■ What to do
The lines from the top of the material below through the line containing "(op3) at (152,358)" are to be printed exactly, with pictures omitted.

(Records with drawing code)
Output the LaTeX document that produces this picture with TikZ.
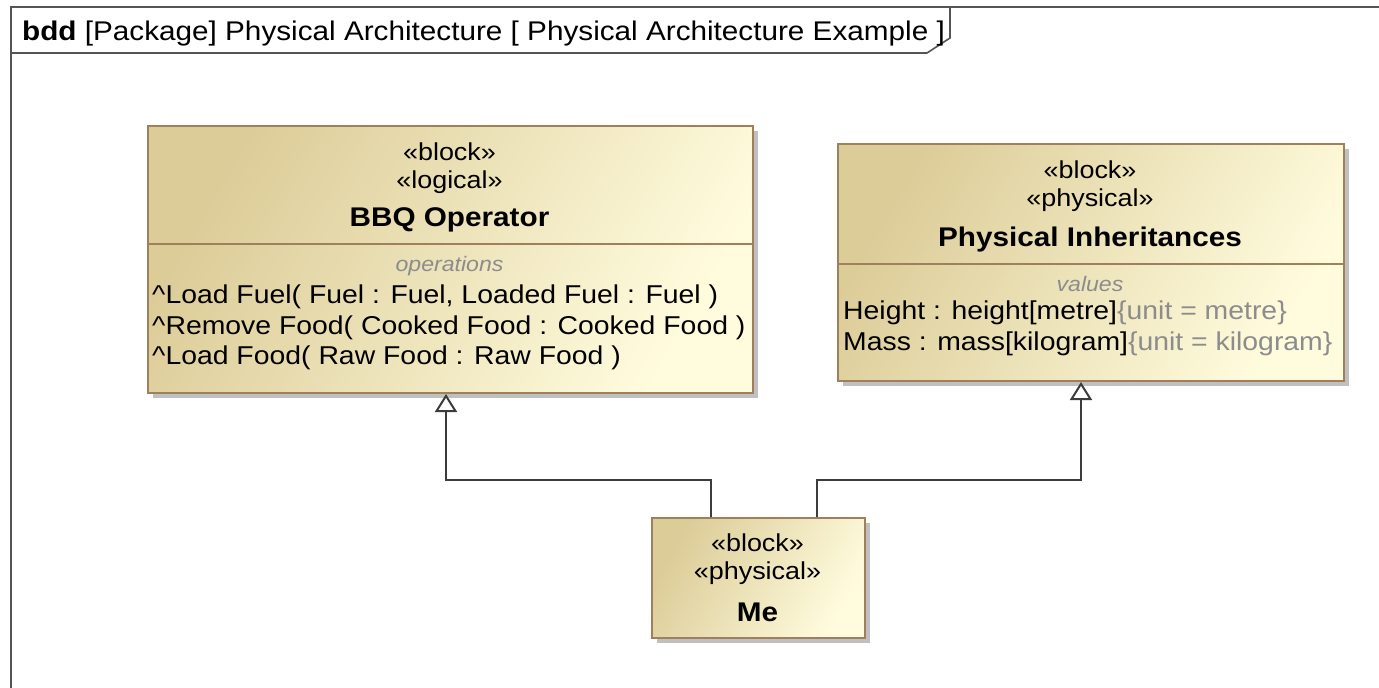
\documentclass[tikz,border=0pt]{standalone}
\usepackage{fontspec}
\setmainfont{Liberation Sans}[FakeStretch=1.1]
\usetikzlibrary{arrows.meta,shadows}
\definecolor{tanL}{RGB}{220,204,152}
\definecolor{creamR}{RGB}{255,252,222}
\definecolor{bordC}{RGB}{160,128,92}
\definecolor{frameC}{RGB}{85,85,85}
\definecolor{lineC}{RGB}{60,60,60}
\definecolor{grayT}{RGB}{140,140,140}
\begin{document}
\begin{tikzpicture}[x=1pt,y=-1pt,
  blockbox/.style={draw=bordC,line width=2pt,rectangle,inner sep=0pt,anchor=north west,
    top color=tanL,bottom color=creamR,shading angle=60,
    drop shadow={shadow xshift=5pt,shadow yshift=-5pt,fill=black!35,opacity=0.7}},
  divider/.style={draw=bordC,line width=2pt},
  stereo/.style={inner sep=0pt,font=\fontsize{24.5}{28}\selectfont},
  bname/.style={inner sep=0pt,font=\fontsize{27}{30}\selectfont\bfseries},
  comp/.style={inner sep=0pt,text=grayT,font=\fontsize{21}{26}\selectfont\itshape},
  oper/.style={inner sep=0pt,anchor=west,font=\fontsize{25.8}{30}\selectfont},
  gen/.style={draw=lineC,line width=2pt,-{Triangle[open,length=18pt,width=22pt,line width=2pt,fill=white]}}
]
\useasboundingbox (0,0) rectangle (1379,688);
\fill[white] (0,0) rectangle (1379,688);
% frame
\draw[frameC,line width=2pt] (11,720) -- (11,7) -- (1400,7);
\draw[frameC,line width=1.6pt] (11,53) -- (927,53) -- (950,38) -- (950,7);
\node[inner sep=0pt,anchor=base west,font=\fontsize{27}{30}\selectfont] (title) at (22,40)
  {\textbf{bdd} [Package] Physical Architecture [ Physical Architecture Example ]};

% BBQ Operator
\node[blockbox,minimum width=605pt,minimum height=267pt] (bbq) at (147,125) {};
\draw[divider] (147,244) -- (752,244);
\node[stereo] (bbqs1) at (449.5,152) {«block»};
\node[stereo] (bbqs2) at (449.5,182) {«logical»};
\node[bname] (bbqn) at (449.5,220) {BBQ Operator};
\node[comp] (bbqc) at (449.5,266) {operations};
\node[oper] (op1) at (152,297) {\textasciicircum Load Fuel( Fuel : Fuel, Loaded Fuel : Fuel )};
\node[oper] (op2) at (152,328) {\textasciicircum Remove Food( Cooked Food : Cooked Food )};
\node[oper] (op3) at (152,358) {\textasciicircum Load Food( Raw Food : Raw Food )};

% Physical Inheritances
\node[blockbox,minimum width=506pt,minimum height=237pt] (phys) at (837,143) {};
\draw[divider] (837,264) -- (1343,264);
\node[stereo] (phs1) at (1090,170) {«block»};
\node[stereo] (phs2) at (1090,200) {«physical»};
\node[bname] (phn) at (1090,240) {Physical Inheritances};
\node[comp] (phc) at (1090,284) {values};
\node[oper] (v1) at (843,313) {Height : height[metre]\textcolor{grayT}{\{unit = metre\}}};
\node[oper] (v2) at (843,344) {Mass : mass[kilogram]\textcolor{grayT}{\{unit = kilogram\}}};

% Me
\node[blockbox,minimum width=213pt,minimum height=120pt] (me) at (651,517) {};
\node[stereo] (mes1) at (757.5,543) {«block»};
\node[stereo] (mes2) at (757.5,573) {«physical»};
\node[bname] (men) at (757.5,612) {Me};

% generalizations
\draw[gen] ([xshift=-47.5pt]me.north) -- ++(0,-37) -| ([xshift=-4.5pt]bbq.south);
\draw[gen] ([xshift=58.5pt]me.north) -- ++(0,-37) -| ([xshift=-10pt]phys.south);
\end{tikzpicture}
\end{document}
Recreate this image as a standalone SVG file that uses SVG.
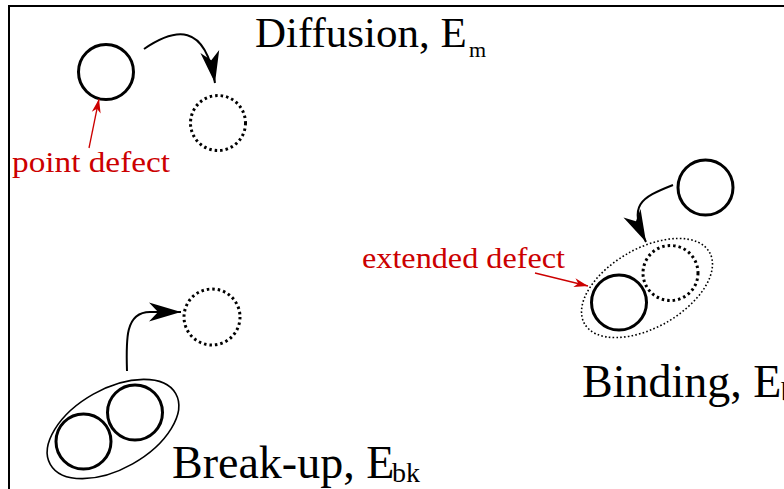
<svg xmlns="http://www.w3.org/2000/svg" width="784" height="489" viewBox="0 0 784 489">
<style>
.solid{fill:none;stroke:#000;stroke-width:3}
.dotc{fill:none;stroke:#000;stroke-width:3;stroke-dasharray:2.5 3}
.dote{fill:none;stroke:#000;stroke-width:1.6;stroke-dasharray:1.6 2.2}
.outer{fill:none;stroke:#000;stroke-width:1.6}
.arr{fill:none;stroke:#000;stroke-width:2;marker-end:url(#bh)}
.rarr{fill:none;stroke:#cc0000;stroke-width:1.3;marker-end:url(#rh)}
.lbl{font-family:"Liberation Serif","Times New Roman",serif;fill:#000}
.red{font-family:"Liberation Serif","Times New Roman",serif;fill:#cc0000;font-size:29px}
</style>
<defs>
<marker id="bh" markerUnits="userSpaceOnUse" viewBox="-34 -12 36 24" refX="0" refY="0" markerWidth="36" markerHeight="24" orient="auto">
<path d="M0,0 L-32,-9.5 L-23,0 L-32,9.5 Z" fill="#000"/>
</marker>
<marker id="rh" markerUnits="userSpaceOnUse" viewBox="-16 -8 18 16" refX="0" refY="0" markerWidth="18" markerHeight="16" orient="auto">
<path d="M0,0 L-14,-4.5 L-10,0 L-14,4.5 Z" fill="#cc0000"/>
</marker>
</defs>
<g id="frame" fill="none" stroke="#000" stroke-width="2">
<path d="M9,489 L9,6 L784,6"/>
</g>
<g id="diffusion">
<circle id="pd1" class="solid" cx="106" cy="72" r="27.5"/>
<circle id="vac1" class="dotc" cx="218" cy="123" r="27.5"/>
<text class="lbl" x="255" y="47" font-size="43">Diffusion, E</text>
<text class="lbl" x="469" y="57" font-size="22">m</text>
</g>
<g id="point-defect-label">
<text class="red" x="12" y="172" textLength="158" lengthAdjust="spacingAndGlyphs">point defect</text>
</g>
<g id="binding">
<circle id="pd2" class="solid" cx="705.5" cy="187.5" r="27.5"/>
<ellipse id="ext1" class="dote" cx="647" cy="288" rx="72" ry="39.5" transform="rotate(-29.8 647 288)"/>
<circle id="vac2" class="dotc" cx="670.5" cy="273" r="27.5"/>
<circle id="pd3" class="solid" cx="619" cy="302.5" r="27.5"/>
<text class="lbl" x="582" y="397" font-size="46">Binding, E</text>
<text class="lbl" x="781" y="401" font-size="28">b</text>
</g>
<g id="extended-defect-label">
<text class="red" x="362" y="268" textLength="203" lengthAdjust="spacingAndGlyphs">extended defect</text>
</g>
<g id="breakup">
<ellipse id="ext2" class="outer" cx="113" cy="429" rx="72" ry="40" transform="rotate(-29.4 113 429)"/>
<circle id="pd4" class="solid" cx="83.5" cy="441.5" r="27.5"/>
<circle id="pd5" class="solid" cx="135" cy="412.5" r="27.5"/>
<circle id="vac3" class="dotc" cx="212" cy="317" r="28"/>
<text class="lbl" x="172" y="478" font-size="46">Break-up, E</text>
<text class="lbl" x="392" y="482" font-size="28">bk</text>
</g>
<g id="connectors">
<path class="arr" d="M144,49 C175,28 205,22 215,83"/>
<path class="arr" d="M673,185 C640,198 628,205 646,242"/>
<path class="arr" d="M127,371 C126,340 125,312 150,312 L181,312"/>
<path class="rarr" d="M89,148 L99,99"/>
<path class="rarr" d="M535,273 L588,286"/>
</g>
</svg>
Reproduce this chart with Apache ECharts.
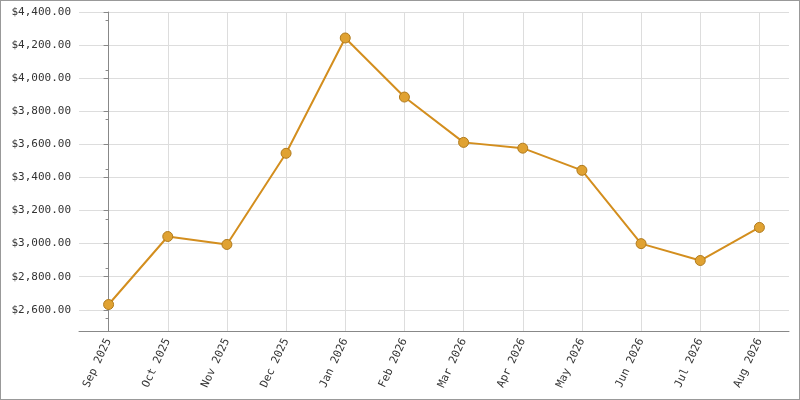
<!DOCTYPE html><html><head><meta charset="utf-8">
<script src="https://cdn.jsdelivr.net/npm/echarts@6/dist/echarts.min.js"></script>
<style>html,body{margin:0;padding:0}#c{width:798px;height:398px;border:1px solid #999}</style>
</head><body><div id="c"></div><script>
var categories=['Sep 2025','Oct 2025','Nov 2025','Dec 2025','Jan 2026','Feb 2026','Mar 2026','Apr 2026','May 2026','Jun 2026','Jul 2026','Aug 2026'];
var values=[2632,3043,2995,3546,4243,3886,3612,3577,3443,3000,2898,3098];
var yTicks=[2600,2800,3000,3200,3400,3600,3800,4000,4200,4400];
var ch=echarts.init(document.getElementById('c'));
var f='DejaVu Sans Mono';
ch.setOption({
 animation:false,
 grid:{left:78,right:10,top:11,bottom:68},
 xAxis:[{type:'category',data:categories,boundaryGap:true,
  axisLine:{lineStyle:{color:'#888'}},
  axisTick:{alignWithLabel:true,lineStyle:{color:'#888'}},
  axisLabel:{rotate:65,color:'#333',fontFamily:f,fontSize:11,interval:0,margin:8},
  splitLine:{show:false}},
 {type:'value',min:-0.5,max:11.5,position:'bottom',
  axisLine:{show:false},axisLabel:{show:false},
  axisTick:{show:false,customValues:categories.map(function(c,i){return i;})},
  splitLine:{show:true,lineStyle:{color:'#ddd'}}}],
 yAxis:{type:'value',min:2472,max:4400,
  axisLine:{show:true,lineStyle:{color:'#888'}},
  axisTick:{show:true,customValues:yTicks,lineStyle:{color:'#888'}},
  minorTick:{show:true,splitNumber:2,lineStyle:{color:'#888'}},
  axisLabel:{customValues:yTicks,color:'#333',fontFamily:f,fontSize:11,
   formatter:function(v){return '$'+v.toLocaleString('en-US',{minimumFractionDigits:2,maximumFractionDigits:2});}},
  splitLine:{show:true,lineStyle:{color:'#ddd'}}},
 series:[{type:'line',data:values,symbol:'circle',symbolSize:10,
  lineStyle:{color:'#d38e1e',width:2},
  itemStyle:{color:'#e0a232',borderColor:'#b07a1c',borderWidth:1}}]
});
</script></body></html>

■ Exercise response
Output the LaTeX document that produces this picture with TikZ.
\documentclass[tikz,border=0pt]{standalone}
\usepackage{fontspec}
\setmainfont{Liberation Sans}[FakeStretch=1.1]
\usetikzlibrary{arrows.meta,shadows}
\definecolor{tanL}{RGB}{220,204,152}
\definecolor{creamR}{RGB}{255,252,222}
\definecolor{bordC}{RGB}{160,128,92}
\definecolor{frameC}{RGB}{85,85,85}
\definecolor{lineC}{RGB}{60,60,60}
\definecolor{grayT}{RGB}{140,140,140}
\begin{document}
\begin{tikzpicture}[x=1pt,y=-1pt,
  blockbox/.style={draw=bordC,line width=2pt,rectangle,inner sep=0pt,anchor=north west,
    top color=tanL,bottom color=creamR,shading angle=60,
    drop shadow={shadow xshift=5pt,shadow yshift=-5pt,fill=black!35,opacity=0.7}},
  divider/.style={draw=bordC,line width=2pt},
  stereo/.style={inner sep=0pt,font=\fontsize{24.5}{28}\selectfont},
  bname/.style={inner sep=0pt,font=\fontsize{27}{30}\selectfont\bfseries},
  comp/.style={inner sep=0pt,text=grayT,font=\fontsize{21}{26}\selectfont\itshape},
  oper/.style={inner sep=0pt,anchor=west,font=\fontsize{25.8}{30}\selectfont},
  gen/.style={draw=lineC,line width=2pt,-{Triangle[open,length=18pt,width=22pt,line width=2pt,fill=white]}}
]
\useasboundingbox (0,0) rectangle (1379,688);
\fill[white] (0,0) rectangle (1379,688);
% frame
\draw[frameC,line width=2pt] (11,720) -- (11,7) -- (1400,7);
\draw[frameC,line width=1.6pt] (11,53) -- (927,53) -- (950,38) -- (950,7);
\node[inner sep=0pt,anchor=base west,font=\fontsize{27}{30}\selectfont] (title) at (22,40)
  {\textbf{bdd} [Package] Physical Architecture [ Physical Architecture Example ]};

% BBQ Operator
\node[blockbox,minimum width=605pt,minimum height=267pt] (bbq) at (147,125) {};
\draw[divider] (147,244) -- (752,244);
\node[stereo] (bbqs1) at (449.5,152) {«block»};
\node[stereo] (bbqs2) at (449.5,182) {«logical»};
\node[bname] (bbqn) at (449.5,220) {BBQ Operator};
\node[comp] (bbqc) at (449.5,266) {operations};
\node[oper] (op1) at (152,297) {\textasciicircum Load Fuel( Fuel : Fuel, Loaded Fuel : Fuel )};
\node[oper] (op2) at (152,328) {\textasciicircum Remove Food( Cooked Food : Cooked Food )};
\node[oper] (op3) at (152,358) {\textasciicircum Load Food( Raw Food : Raw Food )};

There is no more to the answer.